Written instruction.
Would you print the records below from the first line through the line containing "va='center', fontsize=8, zorder=4)", skipping the pictures?

#### Task data ####

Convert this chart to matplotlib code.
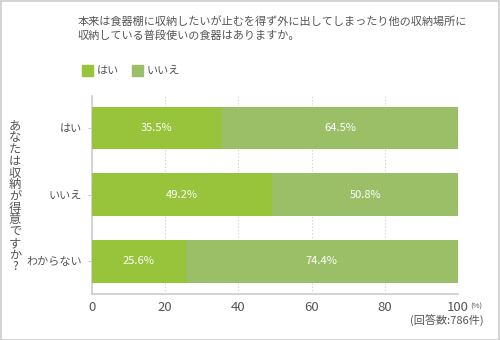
import matplotlib.pyplot as plt
from matplotlib.patches import Rectangle
import numpy as np

plt.rcParams['font.family'] = ['Noto Sans CJK JP', 'DejaVu Sans']

title = '本来は食器棚に収納したいが止むを得ず外に出してしまったり他の収納場所に\n収納している普段使いの食器はありますか。'
categories = ['はい', 'いいえ', 'わからない']
yes_vals = [35.5, 49.2, 25.6]
no_vals = [64.5, 50.8, 74.4]
series_names = ['はい', 'いいえ']
ylabel = 'あなたは収納が得意ですか?'
xticks = [0, 20, 40, 60, 80, 100]
note = '(回答数:786件)'

c_yes = '#97c43a'
c_no = '#9bbf67'
txt = '#555555'

fig = plt.figure(figsize=(5, 3.4), dpi=100)
fig.patches.append(Rectangle((0.001, 0.001), 0.997, 0.996, transform=fig.transFigure,
                             fill=False, edgecolor='#cccccc', lw=1.2))

ax = fig.add_axes([0.184, 0.135, 0.732, 0.583])
y = np.arange(len(categories))
ax.barh(y, yes_vals, height=0.64, color=c_yes, zorder=3)
ax.barh(y, no_vals, left=yes_vals, height=0.64, color=c_no, zorder=3)

for i in range(len(categories)):
    ax.text(yes_vals[i] / 2, i, f'{yes_vals[i]}%', color='white', ha='center', va='center',
            fontsize=8, zorder=4)
    ax.text(yes_vals[i] + no_vals[i] / 2, i, f'{no_vals[i]}%', color='white', ha='center',
            va='center', fontsize=8, zorder=4)

ax.set_xlim(0, 100)
ax.set_ylim(2.49, -0.48)
ax.set_xticks(xticks)
ax.set_xticklabels([str(t) for t in xticks])
ax.set_yticks(y)
ax.set_yticklabels(categories)
ax.tick_params(axis='x', length=0, labelsize=9.5, colors=txt, pad=5)
ax.tick_params(axis='y', length=3, labelsize=8, colors=txt, pad=4, color='#cccccc')
ax.xaxis.grid(True, linestyle=(0, (1, 2)), color='#cccccc', lw=0.8, zorder=0)
for s in ['top', 'right']:
    ax.spines[s].set_visible(False)
for s in ['left', 'bottom']:
    ax.spines[s].set_color('#cccccc')
    ax.spines[s].set_linewidth(1.2)

fig.text(0.156, 0.952, title, fontsize=8, color=txt, va='top', linespacing=1.35)

# legend
fig.patches.append(Rectangle((0.164, 0.776), 0.021, 0.032, transform=fig.transFigure,
                             color=c_yes))
fig.text(0.194, 0.792, series_names[0], fontsize=8, color=txt, va='center')
fig.patches.append(Rectangle((0.264, 0.776), 0.021, 0.032, transform=fig.transFigure,
                             color=c_no))
fig.text(0.294, 0.792, series_names[1], fontsize=8, color=txt, va='center')

# vertical y-axis title, one character per line slot
pitch = 11.75 / 340
top = 1 - 126 / 340
for k, ch in enumerate(ylabel):
    fig.text(0.03, top - k * pitch, ch, fontsize=8.8, color=txt, ha='center', va='center')

fig.text(0.941, 0.097, '(%)', fontsize=5.5, color=txt, ha='left', va='center')
fig.text(0.968, 0.055, note, fontsize=8, color=txt, ha='right', va='center')

fig.savefig('out.png', dpi=100)
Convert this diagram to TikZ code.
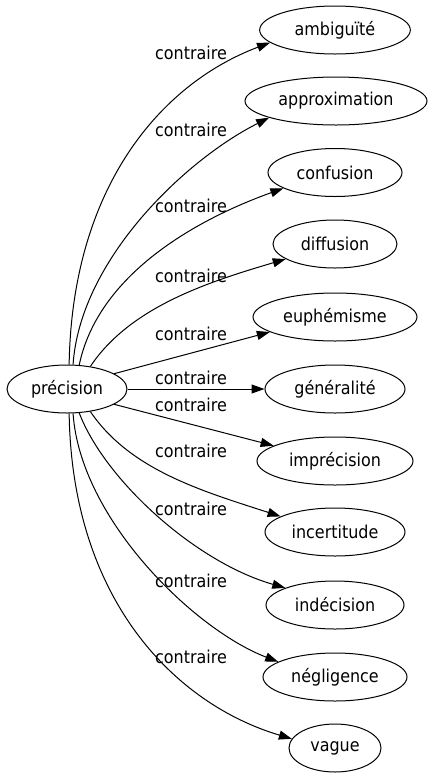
\documentclass[tikz,border=0pt]{standalone}
\usepackage{fontspec}
\setmainfont{DejaVu Sans Condensed}
\usetikzlibrary{arrows.meta,shapes.geometric}
\begin{document}
\begin{tikzpicture}[x=0.75pt,y=-0.75pt,
  word/.style={ellipse,draw,line width=0.75pt,inner sep=0pt,minimum height=36pt,font=\fontsize{13.3pt}{16pt}\selectfont},
  lab/.style={inner sep=0pt,font=\fontsize{13.3pt}{16pt}\selectfont},
  edge/.style={line width=0.75pt,-{Triangle[length=9.75pt,width=6.75pt]}}]
\useasboundingbox (0,0) rectangle (430,779);
\node[word,minimum width=90pt] (p) at (67,389) {précision};
\node[word,minimum width=113pt] (t1) at (335,30) {ambiguïté};
\node[word,minimum width=136.5pt] (t2) at (336,101) {approximation};
\node[word,minimum width=100.5pt] (t3) at (335,172.5) {confusion};
\node[word,minimum width=93pt] (t4) at (335,244) {diffusion};
\node[word,minimum width=123pt] (t5) at (335,317) {euphémisme};
\node[word,minimum width=105pt] (t6) at (335,389) {généralité};
\node[word,minimum width=117pt] (t7) at (335,461) {imprécision};
\node[word,minimum width=105pt] (t8) at (335,532) {incertitude};
\node[word,minimum width=103.5pt] (t9) at (335,605) {indécision};
\node[word,minimum width=108pt] (t10) at (335,677) {négligence};
\node[word,minimum width=69pt] (t11) at (335,748) {vague};
\node[lab] (l1) at (191,53) {contraire};
\node[lab] (l2) at (191,130) {contraire};
\node[lab] (l3) at (191,206) {contraire};
\node[lab] (l4) at (191,276) {contraire};
\node[lab] (l5) at (191,334) {contraire};
\node[lab] (l6) at (191,378) {contraire};
\node[lab] (l7) at (191,405) {contraire};
\node[lab] (l8) at (191,451) {contraire};
\node[lab] (l9) at (191,509) {contraire};
\node[lab] (l10) at (191,581) {contraire};
\node[lab] (l11) at (191,657) {contraire};
\draw[edge] (p.85) .. controls (72,188) and (160,84) .. (t1.191.7);
\draw[edge] (p.76) .. controls (80,260) and (185,160) .. (t2.194.4);
\draw[edge] (p.63) .. controls (98,275) and (195,220) .. (t3.197.2);
\draw[edge] (p.44) .. controls (130,307) and (208,282) .. (t4.197.7);
\draw[edge] (p.18) -- (t5.193);
\draw[edge] (p.0) -- (t6.180);
\draw[edge] (p.-18) -- (t7.166);
\draw[edge] (p.-44) .. controls (130,470) and (202,491) .. (t8.164.3);
\draw[edge] (p.-63) .. controls (105,480) and (195,562) .. (t9.161.9);
\draw[edge] (p.-76) .. controls (80,518) and (193,629) .. (t10.165.5);
\draw[edge] (p.-85) .. controls (72,600) and (175,704) .. (t11.168.7);
\end{tikzpicture}
\end{document}
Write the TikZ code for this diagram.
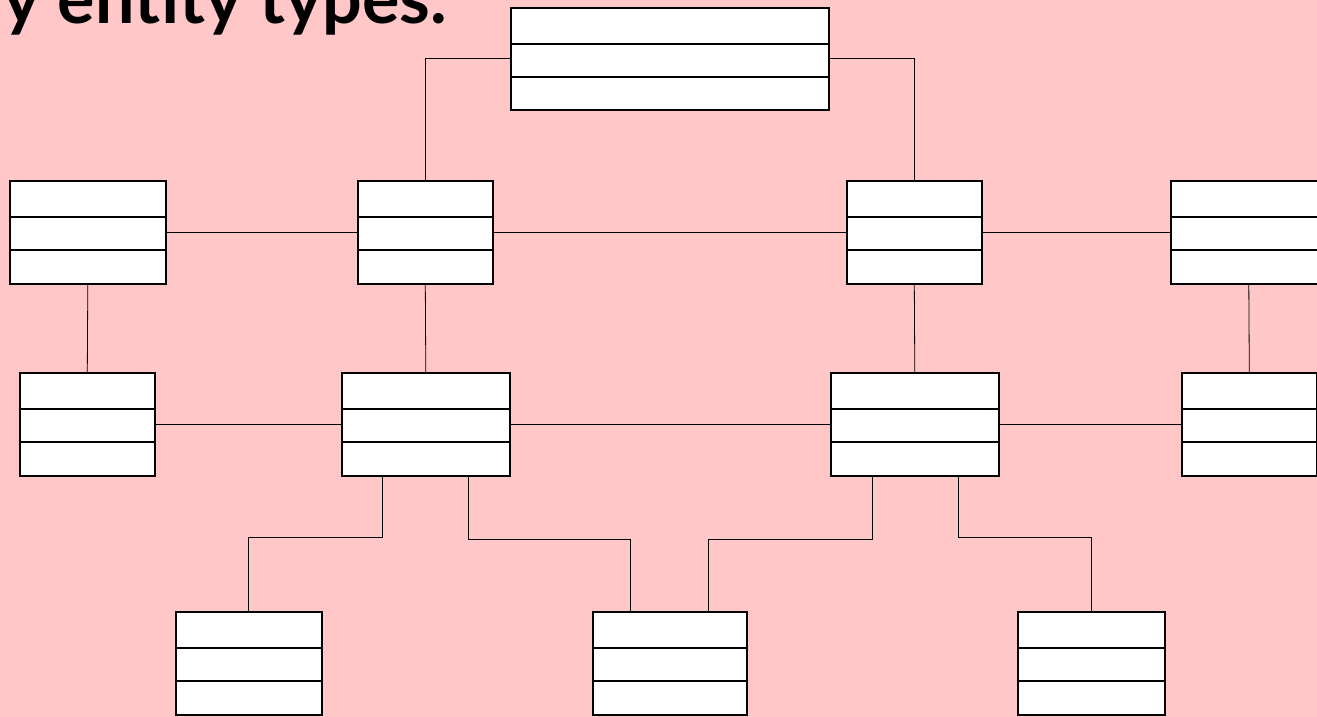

####

Solution to the exercise.
Convert this chart to matplotlib code.
import matplotlib.pyplot as plt
from matplotlib.patches import Rectangle
import numpy as np

plt.rcParams['font.family'] = ['Noto Sans CJK JP', 'DejaVu Sans']

title = '本来は食器棚に収納したいが止むを得ず外に出してしまったり他の収納場所に\n収納している普段使いの食器はありますか。'
categories = ['はい', 'いいえ', 'わからない']
yes_vals = [35.5, 49.2, 25.6]
no_vals = [64.5, 50.8, 74.4]
series_names = ['はい', 'いいえ']
ylabel = 'あなたは収納が得意ですか?'
xticks = [0, 20, 40, 60, 80, 100]
note = '(回答数:786件)'

c_yes = '#97c43a'
c_no = '#9bbf67'
txt = '#555555'

fig = plt.figure(figsize=(5, 3.4), dpi=100)
fig.patches.append(Rectangle((0.001, 0.001), 0.997, 0.996, transform=fig.transFigure,
                             fill=False, edgecolor='#cccccc', lw=1.2))

ax = fig.add_axes([0.184, 0.135, 0.732, 0.583])
y = np.arange(len(categories))
ax.barh(y, yes_vals, height=0.64, color=c_yes, zorder=3)
ax.barh(y, no_vals, left=yes_vals, height=0.64, color=c_no, zorder=3)

for i in range(len(categories)):
    ax.text(yes_vals[i] / 2, i, f'{yes_vals[i]}%', color='white', ha='center', va='center',
            fontsize=8, zorder=4)
    ax.text(yes_vals[i] + no_vals[i] / 2, i, f'{no_vals[i]}%', color='white', ha='center',
            va='center', fontsize=8, zorder=4)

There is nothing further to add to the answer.